- Noble family: House of Mowbray

= Philip Mowbray =

Scottish nobleman

Sir Philip Mowbray or Philip de Mowbray (died 1318) was a Scottish noble who opposed Robert the Bruce in the Wars of Scottish Independence. He later changed his allegiance to Scotland and was killed in 1318 fighting in Ireland.

==Life==
He was the son of Sir Geoffrey de Mowbray and a daughter of John I Comyn, Lord of Badenoch and Alice de Ros. Philip married Eva de Umfraville, Lady Redcastle, daughter and heiress of Ingram de Umfraville.
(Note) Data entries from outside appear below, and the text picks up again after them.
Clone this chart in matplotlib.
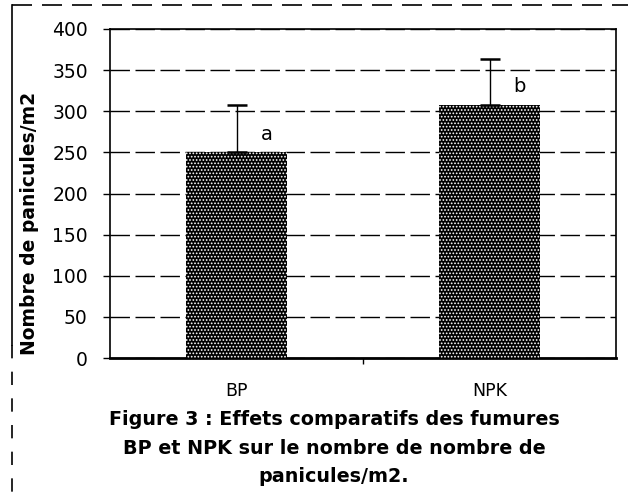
import matplotlib.pyplot as plt
from matplotlib.lines import Line2D

# Données
categories = ['BP', 'NPK']
valeurs = [250, 308]
erreurs = [57, 56]
lettres = ['a', 'b']
yticks = [0, 50, 100, 150, 200, 250, 300, 350, 400]

plt.rcParams['font.family'] = ['DejaVu Sans']
plt.rcParams['hatch.color'] = 'white'
plt.rcParams['hatch.linewidth'] = 0.8

fig = plt.figure(figsize=(6.3, 5.03), dpi=100)
ax = fig.add_axes([110 / 630, 145 / 503, 506 / 630, 329 / 503])

pos = range(len(categories))
ax.bar(pos, valeurs, width=0.4, color='black', hatch='.....', edgecolor='white',
       linewidth=0, zorder=3)
ax.errorbar(pos, valeurs, yerr=[[0] * len(erreurs), erreurs], fmt='none',
            ecolor='black', elinewidth=1, capsize=7, capthick=1.8, zorder=4)

# lettres de significativité
for x, v, e, l in zip(pos, valeurs, erreurs, lettres):
    ax.text(x + 0.12, v + 10, l, fontsize=14, ha='center', va='bottom')

ax.set_xlim(-0.5, 1.5)
ax.set_ylim(0, 400)
ax.set_yticks(yticks)
ax.set_yticklabels([str(t) for t in yticks], fontsize=13.5)
ax.set_xticks([0.5])
ax.set_xticklabels([''])
ax.tick_params(axis='x', length=4, width=1, direction='out')
ax.set_xticks(list(pos), minor=True)
ax.set_xticklabels(categories, minor=True, fontsize=12.5)
ax.tick_params(axis='x', which='minor', length=0, pad=17)
ax.tick_params(axis='y', length=5, width=1, direction='out', pad=11)

ax.yaxis.grid(True, color='black', linewidth=1, linestyle=(0, (14, 4)))
ax.set_axisbelow(True)
for s in ax.spines.values():
    s.set_linewidth(1.2)
    s.set_color('black')
ax.spines['bottom'].set_linewidth(2)

fig.text(30 / 630, 1 - 223 / 503, 'Nombre de panicules/m2', rotation=90,
         fontsize=13.5, fontweight='bold', ha='center', va='center')

caption = ('Figure 3 : Effets comparatifs des fumures\n'
           'BP et NPK sur le nombre de nombre de\n'
           'panicules/m2.')
fig.text(334 / 630, 1 - 448 / 503, caption, fontsize=13.8, fontweight='bold',
         ha='center', va='center', linespacing=1.65)

# cadre extérieur de la zone du graphique
fig.add_artist(Line2D([12 / 630, 628 / 630], [1 - 5 / 503, 1 - 5 / 503],
                      color='black', linewidth=1.2, linestyle=(0, (12, 6))))
fig.add_artist(Line2D([12 / 630, 12 / 630], [1 - 5 / 503, 1 - 345 / 503],
                      color='black', linewidth=1.2))
fig.add_artist(Line2D([12 / 630, 12 / 630], [1 - 345 / 503, 0],
                      color='black', linewidth=1.2, linestyle=(0, (8, 8))))

fig.savefig('out.png', dpi=100)
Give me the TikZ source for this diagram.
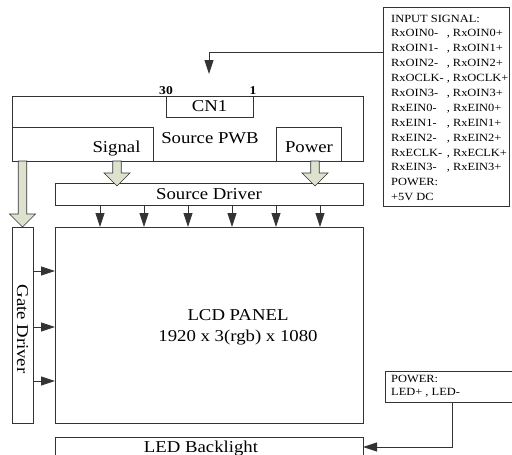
\documentclass[tikz,border=0pt]{standalone}
\usepackage{fontspec}
\setmainfont{Liberation Serif}[FakeStretch=1.13]
\usetikzlibrary{arrows.meta,positioning,calc}

\definecolor{linegray}{HTML}{333333}
\definecolor{sage}{HTML}{DCE2CE}

\newcommand\bigfont{\fontsize{16.6}{21}\selectfont}
\newcommand\smallfont{\fontsize{11}{13.3}\selectfont}
% hollow block arrow pointing down, from #1 to the tip #2
\newcommand\fatdown[2]{%
  \draw[fatarr] let \p1=#1, \p2=#2 in
    (\x1-4.2pt,\y1) -- (\x1-4.2pt,\y2+13pt) -- (\x1-13pt,\y2+13pt) -- (\x2,\y2)
    -- (\x1+13pt,\y2+13pt) -- (\x1+4.2pt,\y2+13pt) -- (\x1+4.2pt,\y1) -- cycle;}

\begin{document}
\begin{tikzpicture}[x=1pt, y=-1pt,
  box/.style={draw=linegray, line width=0.8pt, inner sep=0pt, outer sep=0pt, anchor=north west, font=\bigfont},
  lbl/.style={inner sep=0pt, font=\bigfont},
  note/.style={inner sep=0pt, font=\smallfont, anchor=base west},
  pin/.style={inner sep=0pt, anchor=south, font=\bfseries\fontsize{12}{12}\selectfont},
  arr/.style={-{Triangle[length=14pt,width=9pt]}, draw=linegray, line width=0.8pt},
  fatarr/.style={draw=linegray, line width=0.7pt, fill=sage, line join=miter}
]
\useasboundingbox (0,0) rectangle (512,455);

% source board
\node[box, minimum width=351, minimum height=65] (pwb) at (12,96) {};
\node[box, minimum width=87, minimum height=21] (cn1) at (166,96) {CN1};
\node[pin] (pin30) at ([yshift=1pt]cn1.north west) {30};
\node[pin] (pin1) at ([yshift=1pt]cn1.north east) {1};
\node[box, minimum width=141, minimum height=34] (sig) at (12,127) {};
\node[box, minimum width=65, minimum height=34] (pwr) at (276,127) {};
\node[lbl, anchor=base] (pwbtxt) at (210,143) {Source PWB};
\node[lbl, anchor=base] (sigtxt) at (116.5,152) {Signal};
\node[lbl, anchor=base] (pwrtxt) at (309,152) {Power};

% drivers and panel
\node[box, minimum width=308, minimum height=22] (srcdrv) at (55,183) {Source Driver};
\node[box, minimum width=308, minimum height=196, below=22pt of srcdrv.south west, anchor=north west] (lcd) {};
\node[box, minimum width=21, minimum height=196, left=22pt of lcd.north west, anchor=north east] (gate) {};
\node[box, minimum width=308, minimum height=25, below=14pt of lcd.south west, anchor=north west] (led) {};
\node[lbl, anchor=base, align=center] (lcdtxt) at (238,341) {LCD PANEL\\1920 x 3(rgb) x 1080};
\node[lbl, rotate=-90] (gatetxt) at (22.5,329) {Gate Driver};
\node[lbl, anchor=base] (ledtxt) at (201,452) {LED Backlight};

% interface notes
\node[box, minimum width=126, minimum height=199] (insig) at (383,7) {};
\node[note] (insigtxt) at (391,22) {\def\arraystretch{1.12}\begin{tabular}[t]{@{}l@{\ }l@{}}
  \multicolumn{2}{@{}l@{}}{INPUT SIGNAL:}\\
  RxOIN0- & , RxOIN0+\\
  RxOIN1- & , RxOIN1+\\
  RxOIN2- & , RxOIN2+\\
  RxOCLK- & , RxOCLK+\\
  RxOIN3- & , RxOIN3+\\
  RxEIN0- & , RxEIN0+\\
  RxEIN1- & , RxEIN1+\\
  RxEIN2- & , RxEIN2+\\
  RxECLK- & , RxECLK+\\
  RxEIN3- & , RxEIN3+\\
  \multicolumn{2}{@{}l@{}}{POWER:}\\
  \multicolumn{2}{@{}l@{}}{+5V DC}
\end{tabular}};
\node[box, minimum width=127, minimum height=31] (ledpwr) at (385,371) {};
\node[note] (ledpwrtxt) at (391,382) {\begin{tabular}[t]{@{}l@{}}POWER:\\LED+ , LED-\end{tabular}};

% block arrows
\coordinate (sigarr) at (117,161);
\coordinate (pwrarr) at (315,161);
\fatdown{(sigarr)}{($(srcdrv.north -| sigarr)+(0,3)$)}
\fatdown{(pwrarr)}{($(srcdrv.north -| pwrarr)+(0,3)$)}
\fatdown{(gate.north |- sig.south)}{(gate.north)}

% signal lines
\foreach \x in {100,144,188,232,276,320}
  \draw[arr] (srcdrv.south -| \x,0) -- (lcd.north -| \x,0);
\foreach \y in {271,327,381}
  \draw[arr] (gate.east |- 0,\y) -- (lcd.west |- 0,\y);
\coordinate (cnin) at (209,74);
\draw[arr] (insig.west |- 0,52) -| (cnin);
\draw[arr] (ledpwr.south -| 452,0) |- (led.east |- 0,447);

\end{tikzpicture}
\end{document}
In 1307, he was at the head of an English force of 1,000 men going from Bothwell Castle to Kyle when they were ambushed by Bruce's ally Sir James Douglas. While his forces retreated to Bothwell, Mowbray, who had lost his sword, fled a long way to Inverkip Castle. According to John Barbour's The Brus:

Sync throu the Largis, him allane

Till Ennerkip the way he tane,

Rigcht to the castell that wes then

Stuffyt all with Ingless men,

That him resaiffyt in daynte.

He subsequently was made Constable of Stirling Castle, which was held by English forces. It came under prolonged siege from Edward Bruce, the King's younger brother, and in 1314 they made a deal that the castle would return to Scottish control unless relieved by English forces before 24 June. When the English army arrived Mowbray advised Edward II of England against taking Bruce on, but Edward insisted leading to the Battle of Bannockburn.

Mowbray subsequently changed to supporting Bruce, and was killed alongside Edward Bruce at the Battle of Faughart in 1318. His son John succeeded to his estates, and also the Umfraville estates, including Tours-en-Vimeu in France.

His brother Roger de Mowbray, the Standard Bearer of Scotland was arrested in 1320 for treason against King Robert I of Scotland. His daughter Phillippa married Bartholomew de Leon, she was restored her brother's (father's?) forfeited lands in 1346, their son David adopted the names and arms of Mowbray.